## TASK DIRECTIONS
Write out every line exactly, from the start of the records below to the line with "0.00, 0.33, 0.47, 0.53, 0.29, 0.07, 0.00]", and stop there. Don't write out the pictures.

## AVAILABLE DATA
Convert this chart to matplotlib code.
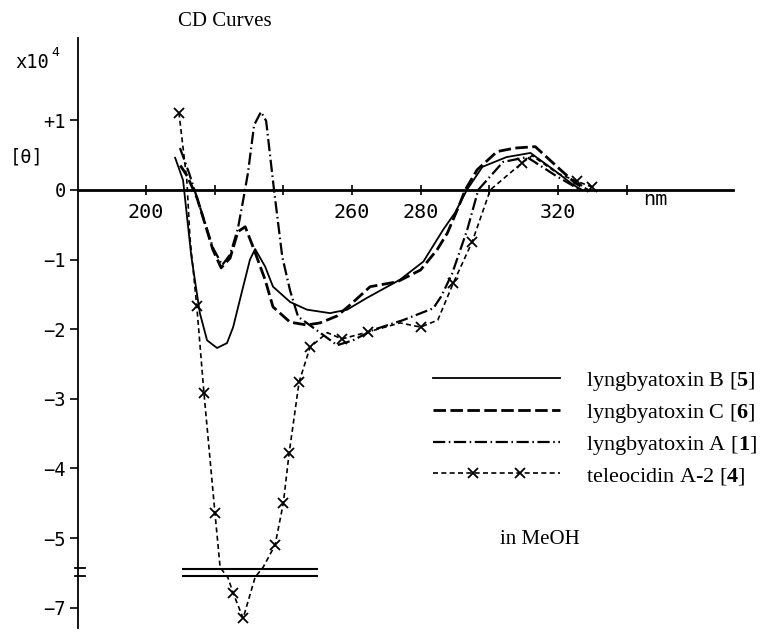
import numpy as np
import matplotlib
matplotlib.use("Agg")
import matplotlib.pyplot as plt
from matplotlib.legend_handler import HandlerLine2D, HandlerTuple

plt.rcParams['mathtext.fontset'] = 'custom'
plt.rcParams['mathtext.rm'] = 'Liberation Serif'
plt.rcParams['mathtext.bf'] = 'Liberation Serif:bold'

# ---------------- data (wavelength nm, [theta] x 10^4) ----------------
lyngB_nm = [208.5, 210.8, 213.2, 215.7, 217.8, 220.7, 223.6, 225.4, 227.4, 230.3, 231.8,
            234.7, 237.0, 242.0, 246.9, 253.6, 258.6, 264.4, 274.0, 280.8, 286.6, 290.0,
            293.5, 298.0, 305.0, 312.0, 318.7, 324.5, 327.0]
lyngB_val = [0.46, 0.14, -0.95, -1.77, -2.16, -2.27, -2.20, -1.97, -1.57, -1.00, -0.85,
             -1.10, -1.39, -1.61, -1.72, -1.77, -1.72, -1.55, -1.29, -1.03, -0.57, -0.33,
             0.00, 0.33, 0.47, 0.53, 0.29, 0.07, 0.00]

lyngC_nm = [210.0, 212.0, 214.9, 219.5, 221.9, 224.5, 226.8, 228.9, 231.2, 234.7, 237.0,
            242.0, 246.9, 250.7, 255.7, 259.5, 265.3, 273.2, 280.0, 284.8, 287.8, 291.0,
            293.0, 296.5, 302.3, 307.5, 313.4, 320.7, 325.0, 328.6]
lyngC_val = [0.35, 0.20, -0.12, -0.86, -1.12, -0.98, -0.60, -0.53, -0.82, -1.29, -1.68,
             -1.90, -1.94, -1.91, -1.81, -1.65, -1.39, -1.32, -1.15, -0.86, -0.62, -0.25,
             0.00, 0.29, 0.55, 0.60, 0.62, 0.29, 0.10, 0.00]

lyngA_nm = [209.9, 212.5, 214.9, 219.5, 222.2, 224.5, 226.8, 228.3, 229.7, 231.5, 233.5,
            235.0, 237.3, 239.7, 242.0, 244.3, 250.7, 255.7, 260.3, 266.2, 274.9, 283.7,
            286.0, 289.2, 293.6, 296.8, 304.0, 311.0, 319.8, 326.5]
lyngA_val = [0.60, 0.25, -0.12, -0.83, -1.08, -0.93, -0.55, -0.15, 0.24, 0.93, 1.12,
             0.99, 0.00, -0.96, -1.45, -1.82, -2.05, -2.23, -2.16, -2.01, -1.87, -1.70,
             -1.53, -1.20, -0.57, 0.00, 0.40, 0.47, 0.19, 0.00]

tele_nm = [209.6, 211.9, 212.8, 214.8, 216.9, 220.1, 221.6, 223.9, 225.4, 228.3, 231.8,
           234.1, 237.6, 240.0, 241.7, 244.6, 247.8, 252.8, 257.1, 264.7, 274.0, 280.0,
           285.0, 289.5, 295.0, 300.3, 309.6, 312.5, 319.8, 325.7, 330.0]
tele_val = [1.11, 0.14, -0.68, -1.67, -2.92, -4.64, -5.42, -6.57, -6.79, -7.15, -6.56,
            -5.42, -5.10, -4.50, -3.78, -2.76, -2.26, -2.05, -2.14, -2.04, -1.91, -1.97,
            -1.87, -1.34, -0.75, 0.00, 0.39, 0.49, 0.24, 0.12, 0.04]
tele_marks = [0, 3, 4, 5, 8, 9, 12, 13, 14, 15, 16, 18, 19, 21, 23, 24, 26, 29, 30]

x_ticks = [200, 220, 240, 260, 280, 300, 320, 340]
x_tick_labels = ['200', '', '', '260', '280', '', '320', '']
y_ticks = [1, 0, -1, -2, -3, -4, -5, -7]
y_tick_labels = ['+1', '0', '\u22121', '\u22122', '\u22123', '\u22124', '\u22125', '\u22127']

labels = [r'lyngbyatoxin B [$\mathbf{5}$]', r'lyngbyatoxin C [$\mathbf{6}$]',
          r'lyngbyatoxin A [$\mathbf{1}$]', r'teleocidin A-2 [$\mathbf{4}$]']


# ---------------- broken y axis (-6 region removed) ----------------
def fwd(v):
    v = np.asarray(v, float)
    return np.where(v >= -5.45, v,
                    np.where(v <= -6.55, v + 1.0, -5.45 + (v + 5.45) / 11.0))


def inv(d):
    d = np.asarray(d, float)
    return np.where(d >= -5.45, d,
                    np.where(d <= -5.55, d - 1.0, -5.45 + (d + 5.45) * 11.0))


W, H = 765, 639
fig = plt.figure(figsize=(W / 100, H / 100), dpi=100)
fig.patch.set_facecolor('white')
ax = fig.add_axes([78 / W, 1 - 628 / H, (733 - 78) / W, (628 - 38) / H])
ax.set_yscale('function', functions=(fwd, inv))
ax.set_xlim(180.2, 371.0)
ax.set_ylim(-7.29, 2.18)

mono = 'DejaVu Sans Mono'
serif = 'Liberation Serif'

lB, = ax.plot(lyngB_nm, lyngB_val, color='black', lw=1.3, solid_joinstyle='round')
lC, = ax.plot(lyngC_nm, lyngC_val, color='black', lw=2.0, linestyle=(0, (4.5, 1.6)))
lA, = ax.plot(lyngA_nm, lyngA_val, color='black', lw=1.6, linestyle=(0, (5.5, 1.6, 0.7, 1.6)))
lT, = ax.plot(tele_nm, tele_val, color='black', lw=1.2, linestyle=(0, (3.0, 2.0)))
mT, = ax.plot([tele_nm[i] for i in tele_marks], [tele_val[i] for i in tele_marks],
              linestyle='none', marker='x', color='black', ms=7, mew=1.3)

# axis break marks
ax.plot([210.5, 250.1], [-5.44, -5.44], color='black', lw=1.5, solid_capstyle='butt')
ax.plot([210.5, 250.1], [-6.50, -6.50], color='black', lw=1.5, solid_capstyle='butt')
ax.plot([179.3, 182.2], [-5.43, -5.43], color='black', lw=1.3, clip_on=False)
ax.plot([179.3, 182.2], [-6.55, -6.55], color='black', lw=1.3, clip_on=False)

# spines
for s in ['top', 'right']:
    ax.spines[s].set_visible(False)
ax.spines['bottom'].set_position(('data', 0))
ax.spines['bottom'].set_linewidth(2.0)
ax.spines['left'].set_linewidth(1.3)

ax.set_xticks(x_ticks)
ax.set_xticklabels(x_tick_labels, fontfamily=mono, fontsize=14.5)
ax.tick_params(axis='x', direction='inout', length=7, width=1.2, pad=6)
ax.set_yticks(y_ticks)
ax.set_yticklabels(y_tick_labels, fontfamily=mono, fontsize=13.5)
ax.tick_params(axis='y', direction='out', length=6, width=1.2, pad=3)
ax.minorticks_off()

# texts
fig.text(225 / W, 1 - 22 / H, 'CD Curves', family=serif, fontsize=15, ha='center', va='center')
fig.text(15 / W, 1 - 62 / H, 'x10', family=mono, fontsize=13.5, ha='left', va='center')
fig.text(51 / W, 1 - 53 / H, '4', family=mono, fontsize=9.5, ha='left', va='center')
fig.text(10 / W, 1 - 157 / H, '[\u03b8]', family=mono, fontsize=13.5, ha='left', va='center')
ax.text(348.4, 0, 'nm', family=mono, fontsize=14.5, ha='center', va='top',
        transform=ax.transData)
fig.text(540 / W, 1 - 540 / H, 'in MeOH', family=serif, fontsize=15, ha='center', va='center')

leg = ax.legend([lB, lC, lA, (lT, mT)], labels,
                handler_map={tuple: HandlerTuple(ndivide=1),
                             mT: HandlerLine2D(numpoints=2, marker_pad=1.8)},
                loc='upper left', bbox_to_anchor=(433 / W, 1 - 370 / H),
                bbox_transform=fig.transFigure, frameon=False,
                prop={'family': serif, 'size': 16}, handlelength=5.7,
                handletextpad=1.2, labelspacing=0.4, borderpad=0, borderaxespad=0)

fig.savefig('out.png', dpi=100, facecolor='white')
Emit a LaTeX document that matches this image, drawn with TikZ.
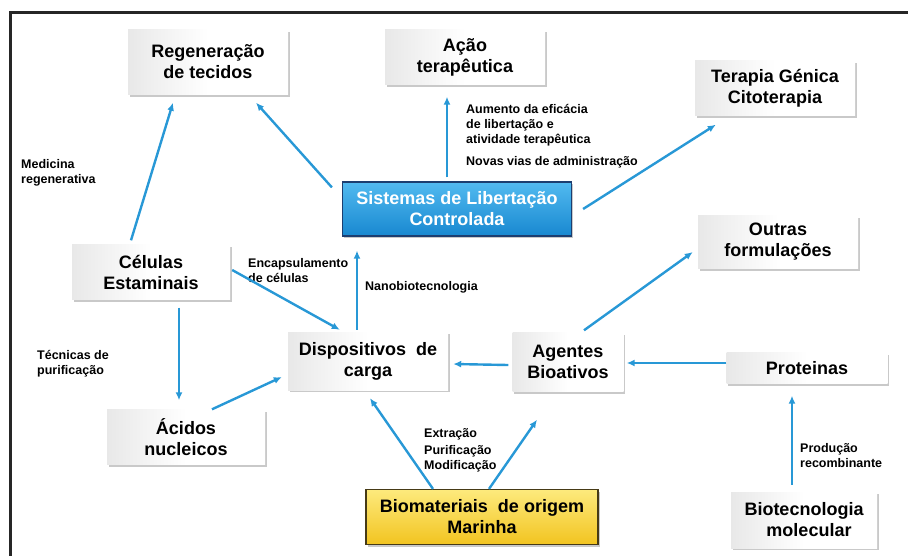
\documentclass[tikz,border=0pt]{standalone}
\usepackage{fontspec}
\setmainfont{Liberation Sans}
\usetikzlibrary{arrows.meta,shadows}

\definecolor{arrowblue}{RGB}{40,152,214}
\definecolor{blueedge}{RGB}{28,62,112}
\definecolor{bluetop}{RGB}{82,186,240}
\definecolor{bluebot}{RGB}{24,136,208}
\definecolor{yellowtop}{RGB}{253,234,125}
\definecolor{yellowbot}{RGB}{242,196,32}
\definecolor{yellowedge}{RGB}{70,58,22}

\begin{document}
\begin{tikzpicture}[x=1pt,y=-1pt]

		\tikzset{box/.style={shape=rectangle,align=center,inner sep=2pt,minimum width=160pt,minimum height=55pt,
				left color=black!9,right color=white,middle color=white,
				drop shadow={shadow xshift=1.5pt,shadow yshift=-2pt,opacity=0.3,fill=black!70},
				font=\fontsize{18}{21}\selectfont\bfseries}}
		\tikzset{bluebox/.style={box,draw=blueedge,line width=1.2pt,top color=bluetop,bottom color=bluebot,
				text=white,minimum width=229pt,minimum height=54pt}}
		\tikzset{yellowbox/.style={box,draw=yellowedge,line width=1.2pt,top color=yellowtop,bottom color=yellowbot,
				minimum width=232pt,minimum height=55pt}}
		\tikzset{arrow/.style={draw=arrowblue,line width=2.4pt,-{Latex[length=8pt,width=7pt]}}}
		\tikzset{note/.style={anchor=north west,inner sep=0pt,align=left,font=\fontsize{12.5}{15}\selectfont\bfseries}}

		\useasboundingbox (0,0) rectangle (908,555);
		\draw[line width=3pt,black!85] (10.5,560) -- (10.5,12) -- (912,12);

		% Boxes.
		\node[box,minimum height=65pt] (reg) at (208,62) {Regeneração\\de tecidos};
		\node[box] (acao) at (465,57) {Ação\\terapêutica};
		\node[box] (ter) at (775,88) {Terapia Génica\\Citoterapia};
		\node[bluebox] (sist) at (457,209) {Sistemas de Libertação\\Controlada};
		\node[box,minimum height=53pt] (outras) at (778,242) {Outras\\formulações};
		\node[box,minimum width=158pt] (cel) at (151,272) {Células\\Estaminais};
		\node[box,minimum height=58pt] (disp) at (368,361) {Dispositivos\ \ de\\carga};
		\node[box,minimum width=111pt,minimum height=59pt] (agent) at (568,362) {Agentes\\Bioativos};
		\node[box,minimum width=161pt,minimum height=31pt] (prot) at (807,368) {Proteinas};
		\node[box,minimum width=158pt] (acid) at (186,437) {Ácidos\\nucleicos};
		\node[yellowbox] (bio) at (482,517) {Biomateriais\ \ de origem\\Marinha};
		\node[box,minimum width=146pt,minimum height=56pt] (biot) at (804,520) {Biotecnologia\\\ \ molecular};

		% Labels.
		\node[note] (medreg) at (21,159) {Medicina\\regenerativa};
		\node[note] (aumento) at (466,104) {Aumento\ da eficácia\\de libertação e\\atividade terapêutica};
		\node[note] (novas) at (466,156) {Novas vias de administração};
		\node[note] (encap) at (248,258) {Encapsulamento\\de células};
		\node[note] (nano) at (365,281) {Nanobiotecnologia};
		\node[note] (tecn) at (37,350) {Técnicas de\\purificação};
		\node[note] (extr) at (424,428) {Extração\\[2pt]Purificação\\Modificação};
		\node[note] (prod) at (800,443) {Produção\\recombinante};

		% Arrows.
		\draw[arrow] ([xshift=-20pt,yshift=4pt]cel.north) -- ([xshift=-35pt,yshift=-8pt]reg.south);
		\draw[arrow] ([xshift=-10pt,yshift=-6pt]sist.north west) -- ([xshift=48pt,yshift=-8pt]reg.south);
		\draw[arrow] ([xshift=-10pt,yshift=4pt]sist.north) -- ([xshift=-18pt,yshift=-12pt]acao.south);
		\draw[arrow] ([xshift=11pt]sist.east) -- ([xshift=21pt,yshift=-9pt]ter.south west);
		\draw[arrow] ([xshift=16pt,yshift=2pt]agent.north) -- ([xshift=-5pt,yshift=-10pt]outras.west);
		\draw[arrow] ([xshift=-11pt,yshift=2pt]disp.north) -- ([xshift=-100pt,yshift=-14pt]sist.south);
		\draw[arrow] ([xshift=2pt,yshift=2pt]cel.east) -- ([xshift=52pt,yshift=2pt]disp.north west);
		\draw[arrow] ([xshift=28pt,yshift=-8pt]cel.south) -- ([xshift=-7pt,yshift=9pt]acid.north);
		\draw[arrow] ([xshift=26pt]acid.north) -- ([xshift=-6pt,yshift=-16pt]disp.west);
		\draw[arrow] ([xshift=-4pt,yshift=-3pt]agent.west) -- ([xshift=5pt,yshift=-3pt]disp.east);
		\draw[arrow] ([yshift=5pt]prot.west) -- ([xshift=3pt,yshift=-1pt]agent.east);
		\draw[arrow] ([xshift=-12pt,yshift=7pt]biot.north) -- ([xshift=-15pt,yshift=-12pt]prot.south);
		\draw[arrow] ([xshift=-49pt]bio.north) -- ([xshift=2pt,yshift=-8pt]disp.south);
		\draw[arrow] ([xshift=7pt]bio.north) -- ([xshift=-31pt,yshift=-28pt]agent.south);

	\end{tikzpicture}
\end{document}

## RESPONSE TO THE EXERCISE
Convert this chart to matplotlib code.
import numpy as np
import matplotlib
matplotlib.use("Agg")
import matplotlib.pyplot as plt
from matplotlib.legend_handler import HandlerLine2D, HandlerTuple

plt.rcParams['mathtext.fontset'] = 'custom'
plt.rcParams['mathtext.rm'] = 'Liberation Serif'
plt.rcParams['mathtext.bf'] = 'Liberation Serif:bold'

# ---------------- data (wavelength nm, [theta] x 10^4) ----------------
lyngB_nm = [208.5, 210.8, 213.2, 215.7, 217.8, 220.7, 223.6, 225.4, 227.4, 230.3, 231.8,
            234.7, 237.0, 242.0, 246.9, 253.6, 258.6, 264.4, 274.0, 280.8, 286.6, 290.0,
            293.5, 298.0, 305.0, 312.0, 318.7, 324.5, 327.0]
lyngB_val = [0.46, 0.14, -0.95, -1.77, -2.16, -2.27, -2.20, -1.97, -1.57, -1.00, -0.85,
             -1.10, -1.39, -1.61, -1.72, -1.77, -1.72, -1.55, -1.29, -1.03, -0.57, -0.33,
             0.00, 0.33, 0.47, 0.53, 0.29, 0.07, 0.00]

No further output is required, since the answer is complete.